Um dos achados que chamou a atenção dos pesquisadores foi o número de fibras incolores de tamanho entre 10 e 1.000 μm (micrômetros) encontradas na análise das ostras e dos mexilhões, além de compostos de celulose e acrílico, provavelmente vindos da poluição do estuário pelo lançamento de esgotos domésticos que contêm resíduos de lavagem de roupas.
“As fibras têxteis têm sido apontadas como o tipo mais comum de microplásticos encontrados em zonas com altos índices de ocupação urbana”, observa.

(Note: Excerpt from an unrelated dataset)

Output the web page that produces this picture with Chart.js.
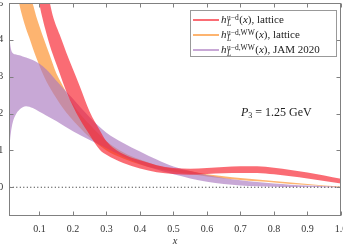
<!DOCTYPE html>
<html>
<head>
<meta charset="utf-8">
<script src="https://cdn.jsdelivr.net/npm/chart.js@4"></script>
<style>
  html, body { margin: 0; padding: 0; background: #fff; overflow: hidden; }
  body { width: 343px; height: 244px; position: relative; font-family: "Liberation Serif", "DejaVu Serif", serif; }
  #wrap { position: absolute; left: -20px; top: -10px; width: 380px; height: 264px; }
  .legend { position: absolute; left: 190px; top: 10px; width: 145px; height: 45px; border: 1px solid #999; background: #fff; font-size: 11px; color: #222; }
  .row { position: absolute; left: 0; height: 15px; line-height: 15px; white-space: nowrap; }
  .row .ln { position: absolute; left: 2px; top: 6.5px; width: 26px; height: 2px; }
  .row .tx { position: absolute; left: 30px; top: 0; }
  .ss { display: inline-block; vertical-align: -3px; line-height: 6.5px; font-size: 7.5px; margin-left: 0.5px; margin-right: 0.5px; }
  .ss span { display: block; }
  .note { position: absolute; left: 241px; top: 105px; font-size: 12px; color: #222; white-space: nowrap; }
  .note sub { font-size: 8px; vertical-align: -2px; }
</style>
</head>
<body>
<div id="wrap"><canvas id="chart"></canvas></div>

<div class="legend">
  <div class="row" style="top:1px"><div class="ln" style="background:#fa6c74"></div><div class="tx"><i>h</i><span class="ss"><span>u−d</span><span><i>L</i></span></span>(<i>x</i>), lattice</div></div>
  <div class="row" style="top:16px"><div class="ln" style="background:#fdb470"></div><div class="tx"><i>h</i><span class="ss"><span>u−d,WW</span><span><i>L</i></span></span>(<i>x</i>), lattice</div></div>
  <div class="row" style="top:31px"><div class="ln" style="background:#c8a8d6"></div><div class="tx"><i>h</i><span class="ss"><span>u−d,WW</span><span><i>L</i></span></span>(<i>x</i>), JAM 2020</div></div>
</div>
<div class="note"><i>P</i><sub>3</sub> = 1.25 GeV</div>

<script>
const xTicks = [0.1, 0.2, 0.3, 0.4, 0.5, 0.6, 0.7, 0.8, 0.9, 1];
const yTicks = [0, 1, 2, 3, 4, 5];

// h_L^{u-d}(x), lattice
const redX    = [0.085, 0.09, 0.1, 0.11, 0.12, 0.131, 0.14, 0.16, 0.18, 0.2, 0.22, 0.25, 0.28, 0.3, 0.35, 0.4, 0.45, 0.5, 0.55, 0.6, 0.65, 0.7, 0.75, 0.8, 0.85, 0.9, 0.95, 1.0];
const redLow  = [5.9, 5.6, 4.97, 4.55, 4.2, 3.85, 3.6, 3.1, 2.6, 2.2, 1.85, 1.42, 1.02, 0.88, 0.66, 0.51, 0.41, 0.36, 0.34, 0.36, 0.38, 0.39, 0.39, 0.35, 0.3, 0.24, 0.17, 0.1];
const redHigh = [7.0, 6.75, 6.25, 5.8, 5.4, 5.0, 4.65, 4.15, 3.66, 3.2, 2.75, 2.05, 1.55, 1.25, 0.9, 0.73, 0.6, 0.52, 0.5, 0.52, 0.55, 0.57, 0.57, 0.53, 0.47, 0.4, 0.32, 0.23];

// h_L^{u-d,WW}(x), lattice
const orangeX    = [0.03, 0.04, 0.05, 0.06, 0.07, 0.08, 0.09, 0.1, 0.114, 0.13, 0.15, 0.17, 0.19, 0.22, 0.25, 0.3, 0.35, 0.4, 0.45, 0.5, 0.55, 0.6, 0.65, 0.7, 0.75, 0.8, 0.85, 0.9, 0.95, 1.0];
const orangeLow  = [5.55, 4.97, 4.6, 4.3, 4.05, 3.78, 3.53, 3.3, 3.0, 2.72, 2.42, 2.15, 1.92, 1.62, 1.35, 1.0, 0.78, 0.62, 0.5, 0.42, 0.36, 0.29, 0.24, 0.2, 0.16, 0.13, 0.09, 0.06, 0.03, 0.005];
const orangeHigh = [6.6, 6.1, 5.7, 5.35, 5.15, 4.97, 4.65, 4.37, 4.0, 3.6, 3.1, 2.75, 2.4, 2.0, 1.7, 1.25, 0.95, 0.75, 0.6, 0.5, 0.44, 0.35, 0.3, 0.25, 0.21, 0.17, 0.13, 0.09, 0.05, 0.02];

// h_L^{u-d,WW}(x), JAM 2020
const purpleX    = [0.01, 0.012, 0.015, 0.02, 0.03, 0.04, 0.05, 0.06, 0.08, 0.1, 0.12, 0.15, 0.2, 0.25, 0.3, 0.35, 0.4, 0.45, 0.5, 0.55, 0.6, 0.65, 0.7, 0.75, 0.8, 0.85, 0.9, 0.95, 1.0];
const purpleLow  = [1.0, 1.25, 1.5, 1.75, 1.98, 2.1, 2.17, 2.2, 2.15, 2.05, 1.95, 1.8, 1.52, 1.28, 1.06, 0.83, 0.63, 0.48, 0.35, 0.24, 0.15, 0.09, 0.05, 0.03, 0.015, 0.008, 0.004, 0.002, 0];
const purpleHigh = [4.2, 3.95, 3.75, 3.64, 3.6, 3.58, 3.55, 3.52, 3.45, 3.35, 3.2, 2.9, 2.4, 1.9, 1.48, 1.2, 0.97, 0.75, 0.56, 0.44, 0.33, 0.25, 0.19, 0.14, 0.1, 0.07, 0.05, 0.03, 0.01];

const zeroX = [0.01, 1];
const zeroY = [0, 0];

const pts = (xs, ys) => xs.map((x, i) => ({ x: x, y: ys[i] }));

const edge = (xs, ys, fill, color) => ({
    data: pts(xs, ys),
    borderWidth: 0,
    borderColor: 'rgba(0,0,0,0)',
    backgroundColor: color || 'rgba(0,0,0,0)',
    pointRadius: 0,
    cubicInterpolationMode: 'monotone',
    capBezierPoints: false,
    fill: fill
});

// box round the plot, ticks pointing inwards on all four sides
const framePlugin = {
    id: 'frame',
    afterDatasetsDraw(chart) {
        const { ctx, chartArea: a, scales: { x, y } } = chart;
        ctx.save();
        ctx.strokeStyle = '#808080';
        ctx.lineWidth = 1;
        const l = Math.round(a.left) + 0.5, r = Math.round(a.right) - 0.5;
        const t = Math.round(a.top) + 0.5, b = Math.round(a.bottom) - 0.5;
        ctx.strokeRect(l, t, r - l, b - t);
        ctx.beginPath();
        xTicks.forEach(v => {
            const px = Math.round(x.getPixelForValue(v)) + 0.5;
            ctx.moveTo(px, b); ctx.lineTo(px, b - 4);
            ctx.moveTo(px, t); ctx.lineTo(px, t + 4);
        });
        yTicks.forEach(v => {
            const py = Math.round(y.getPixelForValue(v)) + 0.5;
            ctx.moveTo(l, py); ctx.lineTo(l + 4, py);
            ctx.moveTo(r, py); ctx.lineTo(r - 4, py);
        });
        ctx.stroke();
        ctx.restore();
    }
};

const tickFont = { family: '"Liberation Serif", "DejaVu Serif", serif', size: 10 };

// dataset 0 is drawn last, so red sits on top, then purple, then orange
new Chart(document.getElementById('chart'), {
    type: 'line',
    data: {
        datasets: [
            {
                data: pts(zeroX, zeroY),
                borderColor: '#222',
                borderWidth: 1,
                borderDash: [1, 2.5],
                pointRadius: 0,
                fill: false
            },
            edge(redX, redLow, false),
            edge(redX, redHigh, '-1', 'rgba(247, 29, 41, 0.65)'),
            edge(purpleX, purpleLow, false),
            edge(purpleX, purpleHigh, '-1', 'rgba(170, 121, 192, 0.65)'),
            edge(orangeX, orangeLow, false),
            edge(orangeX, orangeHigh, '-1', 'rgba(252, 140, 35, 0.65)')
        ]
    },
    options: {
        responsive: true,
        maintainAspectRatio: false,
        animation: false,
        events: [],
        layout: { padding: { left: 0, right: 19, top: 13, bottom: 2 } },
        plugins: {
            legend: { display: false },
            tooltip: { enabled: false }
        },
        scales: {
            x: {
                type: 'linear',
                min: 0.01,
                max: 1,
                afterBuildTicks: axis => { axis.ticks = xTicks.map(v => ({ value: v })); },
                afterFit: axis => { axis.height = 36; },
                grid: { display: false, drawTicks: false },
                border: { display: false },
                ticks: { color: '#333', font: tickFont, padding: 7, maxRotation: 0, autoSkip: false },
                title: {
                    display: true,
                    text: 'x',
                    color: '#333',
                    font: { family: tickFont.family, size: 10.5, style: 'italic' },
                    padding: { top: 0, bottom: 4 }
                }
            },
            y: {
                min: -0.78,
                max: 5,
                afterBuildTicks: axis => { axis.ticks = yTicks.map(v => ({ value: v })); },
                afterFit: axis => { axis.width = 29.3; },
                grid: { display: false, drawTicks: false },
                border: { display: false },
                ticks: { color: '#333', font: tickFont, padding: 6, autoSkip: false }
            }
        }
    },
    plugins: [framePlugin]
});
</script>
</body>
</html>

O professor explica que, toda vez que um navio transporta matéria-prima para a produção de plásticos, ele deixa escapar pequenos pedaços.
“São bolinhas de plástico, chamadas de pellets, que vêm nos contêineres. Durante as operações de carga e descarga, muitas dessas bolinhas acabam escapando para o ambiente, contaminando o estuário e as praias da região com esse material. No entanto, os microplásticos encontrados nos moluscos não foram originados dos pellets e, sim, de fibras têxteis”, salienta Castro.
A fonte provável, segundo ele, é a lavagem doméstica de roupa. “Hoje em dia, grande parte das nossas roupas é sintética, portanto, plástica. Quando você as lava, muitas dessas fibras se soltam e caem na rede de esgoto, onde o resíduo é lançado. Como não tem tratamento nas estações para remover essas partículas, elas acabam contaminando o ambiente”, ressalta o pesquisador.
Por isso, segundo o grupo de pesquisa, além de fornecer as bases para estudos futuros, o objetivo deste levantamento também foi o de reunir dados para ajudar a pautar novas políticas públicas para saneamento básico em todo o Brasil, tendo em vista que, atualmente, a legislação não exige a remoção dos microplásticos dos efluentes.
Por enquanto, o que temos é a Lei Nº 7.661, de 16 de maio de 1988, que estabelece regras para o Plano Nacional de Gerenciamento Costeiro, além da Constituição Federal, que também protege o meio ambiente. “Não é uma ilegalidade, embora seja um absurdo, por gerar um impacto para a saúde do estuário, dos organismos e, na ponta final, para saúde das pessoas”, conclui o cientista.